Clark Greenwood Voorhees, “Landscape, Early Spring”
For Sunday, March 13, 2011
First Sunday in Lent
If you live in northern climes like here in Wisconsin this can be a hard time of year. The snow is old, the sky is gray, and both seem to pull downward on one’s soul. We so long for spring to burst forth.
Western culture can feel much the same way. Television seems to love to fixate on what is old and gray. Where are the marks of joy, much less the sublime? Not here. Sure, there are the clever Google dioramas that appear periodically on that well-worn home page, but sublime? No.
Where then to go? I can think of no better place than the readings of the Revised Common Lectionary. As I write this morning I am listening to Gwilym Simcock’s “Blues Vignette”. This music sings the song of the longing of my soul this morning.
As we move today from the lectionary season of Epiphany to Lent, recognize that the Lenten Spring is upon us. “Spring” is what the word ‘Lent’ actually means. The original Latin term was ‘quadragesima’, which meant “fourtieth day”. Quadragesima was in turn a translation of the original Greek term ‘tessarakoste’ (εσσαρακοστή). The idea was to mark the fourtieth day before Easter and to count down from there (1).

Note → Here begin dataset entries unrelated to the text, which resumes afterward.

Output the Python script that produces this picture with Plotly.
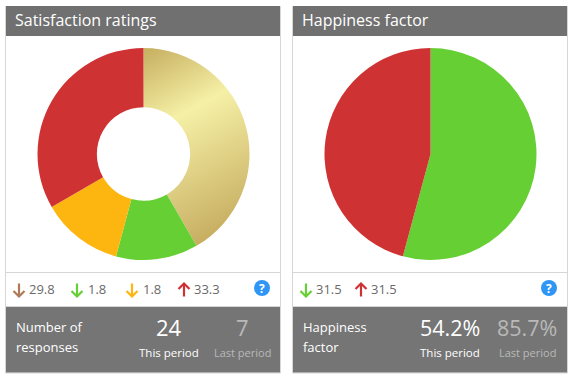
import plotly.graph_objects as go

W, H = 573, 379
FONT = "Open Sans"

# Data
sat_labels = ["Very satisfied", "Satisfied", "Neutral", "Dissatisfied"]
sat_values = [10, 3, 3, 8]
sat_colors = ["#e3d48a", "#66cf33", "#fdb50f", "#cf3232"]
sat_changes = ["29.8", "1.8", "1.8", "33.3"]
hap_labels = ["Happy", "Unhappy"]
hap_values = [54.2, 45.8]
hap_colors = ["#66cf33", "#cf3232"]
hap_changes = ["31.5", "31.5"]
card_titles = ["Satisfaction ratings", "Happiness factor"]
responses = ["24", "7"]
happiness = ["54.2%", "85.7%"]

X = lambda v: v / W
Y = lambda v: 1 - v / H
shapes, notes = [], []


def rect(x0, y0, x1, y1, fill, line=None):
    shapes.append(dict(type="rect", xref="paper", yref="paper", x0=X(x0), x1=X(x1), y0=Y(y0), y1=Y(y1),
                       fillcolor=fill, line=dict(color=line or fill, width=1 if line else 0), layer="below"))


def text(x, y, s, size, color="#ffffff", anchor="left", weight=400):
    notes.append(dict(xref="paper", yref="paper", x=X(x), y=Y(y), text=s, showarrow=False,
                      xanchor=anchor, yanchor="middle", borderpad=0,
                      font=dict(family=FONT, size=size, color=color, weight=weight)))


def arrow(cx, up, color):
    top, bot = 283.5, 296.5
    if up:
        d = [(cx, bot), (cx, top)], [(cx - 5.5, top + 5.5), (cx, top), (cx + 5.5, top + 5.5)]
    else:
        d = [(cx, top), (cx, bot)], [(cx - 5.5, bot - 5.5), (cx, bot), (cx + 5.5, bot - 5.5)]
    for pts in d:
        p = "M" + " L".join(f"{X(a):.5f},{Y(b):.5f}" for a, b in pts)
        shapes.append(dict(type="path", xref="paper", yref="paper", path=p, line=dict(color=color, width=2.2)))


def card(x0, title, lab1, lab2):
    x1 = x0 + 276
    rect(x0 + .5, 6.5, x1 - .5, 373, "#ffffff", "#d6d6d6")
    rect(x0 + 1, 6, x1 - 1, 36, "#707070")
    rect(x0 + 1, 307, x1 - 1, 372.5, "#757575")
    shapes.append(dict(type="line", xref="paper", yref="paper", x0=X(x0), x1=X(x1), y0=Y(272.5), y1=Y(272.5),
                       line=dict(color="#d6d6d6", width=1)))
    shapes.append(dict(type="line", xref="paper", yref="paper", x0=X(x0), x1=X(x1), y0=Y(306.5), y1=Y(306.5),
                       line=dict(color="#d6d6d6", width=1)))
    text(x0 + 9, 20, title, 16)
    text(x0 + 10, 327, lab1, 13)
    text(x0 + 10, 347, lab2, 13)


card(5, card_titles[0], "Number of", "responses")
card(292, card_titles[1], "Happiness", "factor")

# Change row, left
for cx, tx, col, up, val in zip([19, 77, 132, 184], [28, 87, 142, 193],
                                ["#b07a58", "#66cf33", "#fdb50f", "#cf3232"],
                                [False, False, False, True], sat_changes):
    arrow(cx, up, col)
    text(tx, 289, val, 13, "#6a6a6a")
# Change row, right
for cx, tx, col, up, val in zip([306, 361], [315, 370], ["#66cf33", "#cf3232"], [False, True], hap_changes):
    arrow(cx, up, col)
    text(tx, 289, val, 13, "#6a6a6a")

# Help icons
for cx in [262, 549]:
    shapes.append(dict(type="circle", xref="paper", yref="paper", x0=X(cx - 8), x1=X(cx + 8), y0=Y(296), y1=Y(280),
                       fillcolor="#2f96f5", line=dict(width=0)))
    text(cx, 288, "<b>?</b>", 12, "#ffffff", "center")

# Stats
text(169, 327, responses[0], 22, "#ffffff", "center")
text(242, 327, responses[1], 22, "#b9b9b9", "center")
text(450, 327, happiness[0], 21.5, "#ffffff", "center")
text(527, 327, happiness[1], 21.5, "#b9b9b9", "center")
for cx_this, cx_last in [(169, 242), (450, 527)]:
    text(cx_this, 352, "This period", 11.5, "#ffffff", "center")
    text(cx_last, 352, "Last period", 11, "#b9b9b9", "center")


def dom(cx, cy, r):
    return dict(x=[X(cx - r), X(cx + r)], y=[Y(cy + r), Y(cy - r)])


fig = go.Figure()
fig.add_trace(go.Pie(labels=sat_labels, values=sat_values, hole=0.44, sort=False, direction="clockwise", rotation=0,
                     marker=dict(colors=sat_colors, line=dict(width=0)), textinfo="none", hoverinfo="skip",
                     showlegend=False, domain=dom(143.5, 154, 106)))
fig.add_trace(go.Pie(labels=hap_labels, values=hap_values, sort=False, direction="clockwise", rotation=0,
                     marker=dict(colors=hap_colors, line=dict(width=0)), textinfo="none", hoverinfo="skip",
                     showlegend=False, domain=dom(430.5, 154, 106)))
fig.update_layout(width=W, height=H, margin=dict(l=0, r=0, t=0, b=0), paper_bgcolor="#ffffff",
                  shapes=shapes, annotations=notes, showlegend=False, font=dict(family=FONT))

post = """
document.body.style.margin = '0';
document.body.style.overflow = 'hidden';
var gd = document.getElementById('{plot_id}');
var svg = gd.querySelector('svg.main-svg');
var ns = 'http://www.w3.org/2000/svg';
var defs = svg.querySelector('defs') || svg.insertBefore(document.createElementNS(ns, 'defs'), svg.firstChild);
var g = document.createElementNS(ns, 'linearGradient');
g.setAttribute('id', 'goldgrad');
g.setAttribute('gradientUnits', 'userSpaceOnUse');
g.setAttribute('x1', '150'); g.setAttribute('y1', '50');
g.setAttribute('x2', '245'); g.setAttribute('y2', '225');
[[0, '#c9b263'], [0.36, '#f5f0a6'], [1, '#c5ab5e']].forEach(function (s) {
  var st = document.createElementNS(ns, 'stop');
  st.setAttribute('offset', s[0]); st.setAttribute('stop-color', s[1]);
  g.appendChild(st);
});
defs.appendChild(g);
var p = gd.querySelector('.trace .slice path.surface');
p.style.fill = 'url(#goldgrad)';
"""
fig.write_html("out.html", post_script=post, config=dict(displayModeBar=False))
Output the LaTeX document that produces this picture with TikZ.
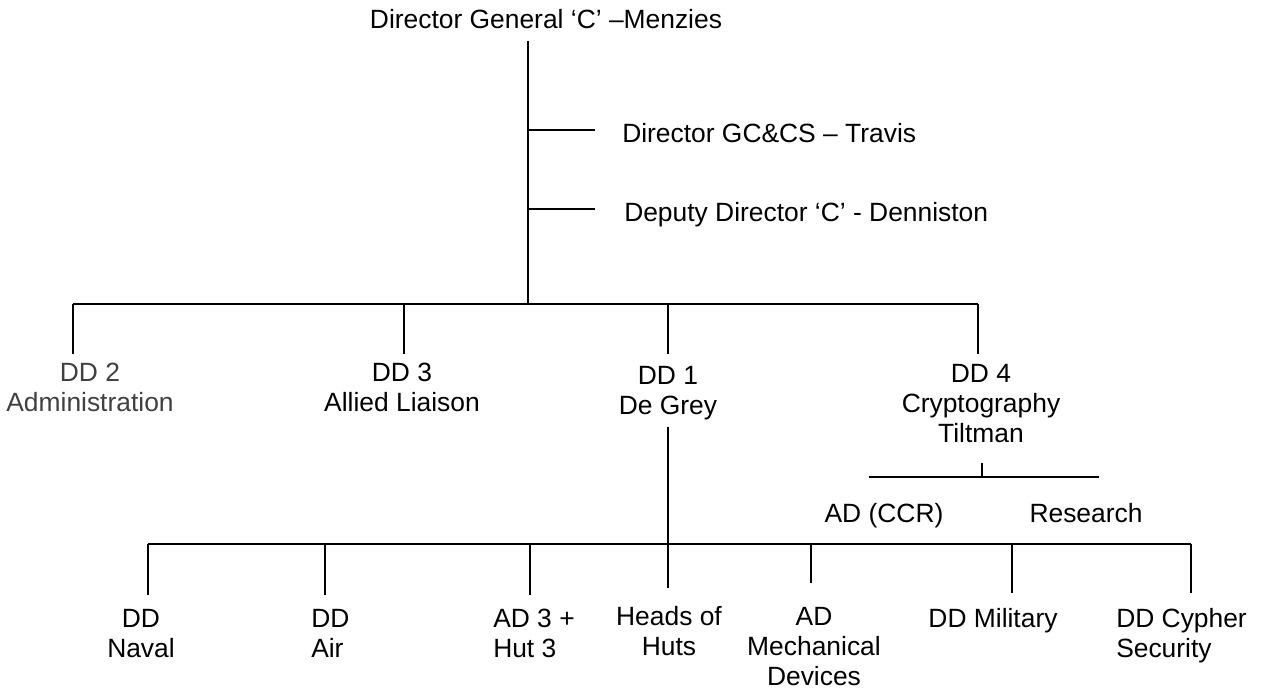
\documentclass[tikz,border=0pt]{standalone}
\usepackage{fontspec}
\setmainfont{Liberation Sans}
\usepackage{xcolor}
\usetikzlibrary{positioning}
\definecolor{admingrey}{RGB}{64,64,64}

\begin{document}
\begin{tikzpicture}[x=0.5pt, y=-0.5pt, line width=1.25pt,
  every node/.style={font=\fontsize{13.2}{15}\selectfont, inner sep=3pt, align=center, anchor=base},
  leftunit/.style={anchor=base west, align=left, inner sep=0pt}]
  \useasboundingbox (0,0) rectangle (1265,690);
  % top of the chart
  \node (dg) at (546,29) {Director General ‘C’ –Menzies};
  \node[leftunit] (gccs) at (621,143) {Director GC\&CS – Travis};
  \node[leftunit] (dep) at (623,221) {Deputy Director ‘C’ - Denniston};
  % deputy directors (base = last line)
  \node[text=admingrey] (dd2) at (90,411) {DD 2\\Administration};
  \node (dd3) at (402,411) {DD 3\\Allied Liaison};
  \node (dd1) at (668,414) {DD 1\\De Grey};
  \node (dd4) at (981,442) {DD 4\\Cryptography\\Tiltman};
  \node (ccr) at (884,522) {AD (CCR)};
  \node (res) at (1086,522) {Research};
  % sections under DD 1
  \node (naval) at (141,657) {DD\\Naval};
  \node[leftunit] (air) at (310,657) {DD\\Air};
  \node[leftunit] (ad3) at (492,657) {AD 3 +\\Hut 3};
  \node (heads) at (669,655) {Heads of\\Huts};
  \node (mech) at (814,685) {AD\\Mechanical\\Devices};
  \node (mil) at (993,627) {DD Military};
  \node[leftunit] (cypher) at (1115,657) {DD Cypher\\Security};
  % connectors
  \coordinate (top) at (528,41);
  \coordinate (hub) at (528,304);
  \coordinate (sub) at (982,477);
  \coordinate (low) at (668,544);
  \draw (top) -- (hub);
  \draw (top |- 0,130) -- ++(67,0);
  \draw (top |- 0,209) -- ++(67,0);
  \draw (73,304) -- (978,304);
  \foreach \x in {73,404,668,978}
    \draw (\x,304) -- ++(0,50);
  \draw (sub) -- ++(0,-14);
  \draw (sub) ++(-113,0) -- ++(230,0);
  \draw (dd1.south) -- (low) -- ++(0,44);
  \draw (148,544) -- (1191,544);
  \foreach \x/\y in {148/595, 325/595, 530/595, 811/583, 1012/593, 1191/593}
    \draw (\x,544) -- (\x,\y);
\end{tikzpicture}
\end{document}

As believers, our faith comprises the very core of our beings around which all else turns. This is at it should be. At the center of this core is the death and resurrection of our Lord, the place from which the power of Lenten Spring bursts forth with the rising of the sun in the warming and lengthening of the days.
What then to do to overcome the gray? Strip away the dead wood to make space for new growth. How practically might this be done? Over the centuries believers have identified three key practices. The first is prayer, in which we celebrate justice toward God. The second is fasting, in which we seek justice toward self. The third is almsgiving, in which we seek justice toward our neighbors. What if this Spring the church worldwide sought justice toward God, justice toward self, and justice toward our neighbors (2)? A joyous spring indeed this would be.
So then, to what prayer, fasting, and almsgiving is the Spirit of God drawing your heart today? Rejoice: these are the marks of Lenten Spring bursting forth.
“While I kept silence, my body wasted away through my groaning all day long. . . Then I acknowledged my sin to you, and I did not hide my iniquity; I said, “I will confess my transgressions to the LORD,” and you forgave the guilt of my sin. . . Many are the torments of the wicked, but steadfast love surrounds those who trust in the LORD. Be glad in the LORD and rejoice, O righteous, and shout for joy, all you upright in heart.”